The Red Queen - Philippa Gregory I finished this book last night, which is good because it is due back at the library today. I FLEW through this book. While I acknowledge that Philippa Gregory isn't the greatest for historical accuracy, she sure can give historical figures a character, and she sure can tell a story. She herself says in the acknowledgements, "some parts of this book are history, some are speculation, and some are fiction" which I feel is the essence of good historical fiction. After reading this book, I am really excited to read The White Queen, to get Elizabeth Woodville's view and to find some books to get the perspectives of Richard III (Sharon Kay Penman's The Sunne in Splendour), Henry VII, and others.

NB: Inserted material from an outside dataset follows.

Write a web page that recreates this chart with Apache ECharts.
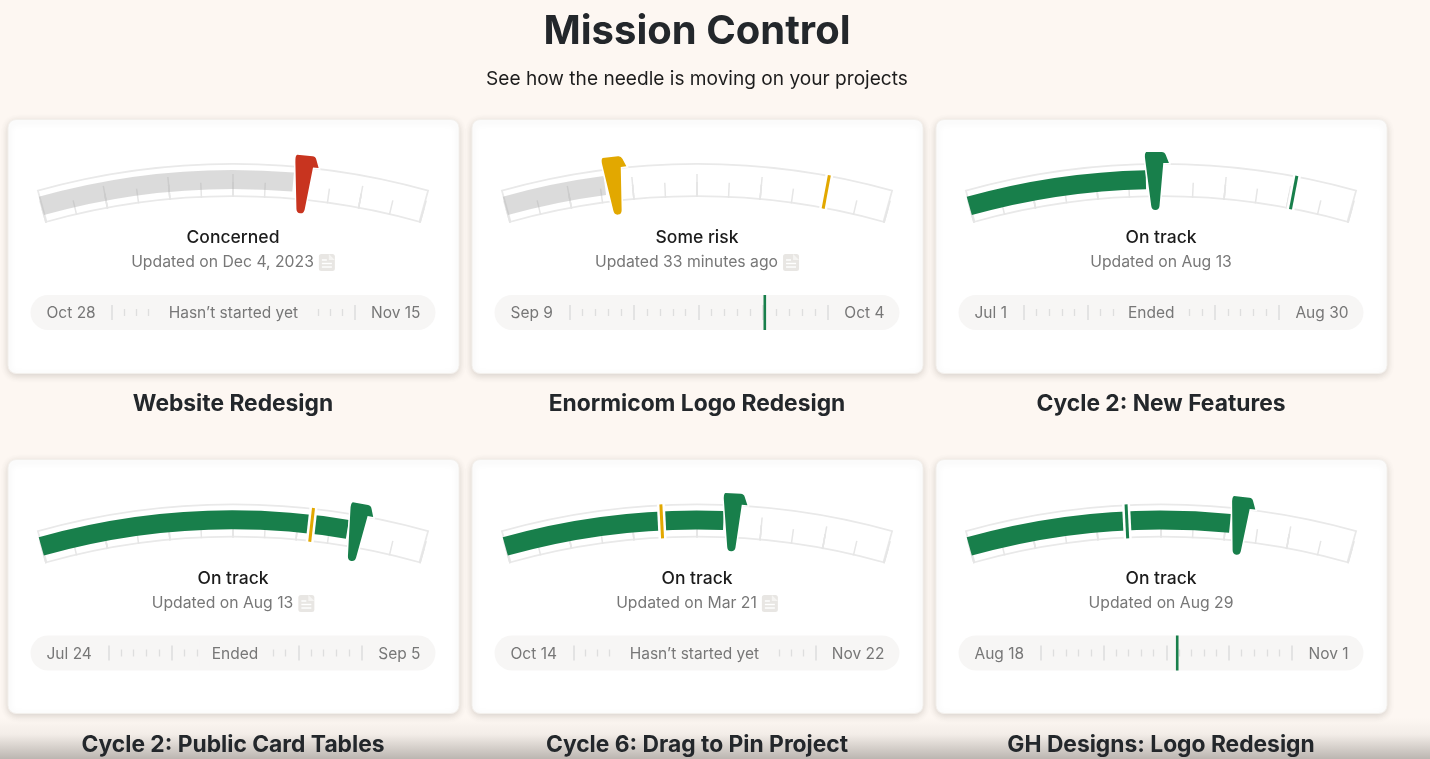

I loved the character of Margaret Beaufort. Again, Gregory sums her up the best in her acknowledgements. "She is remembered by feminist historians as a 'learned lady', one of the very few who had to struggle for the privilege of study; by Tudor historians as the matriarch who founded their house; and by less reverent memorialists as 't' old bitch' who became the mother-in-law from hell. " What a wonderful and complex lady to read about. The other players in this drama are just as interesting.

In addition, I would like to give Gregory kudos for coming up with the idea to tell the same story from more than one side, but give each side it's own book. I'm not sure whether other authors have done this (probably), but I really liked it.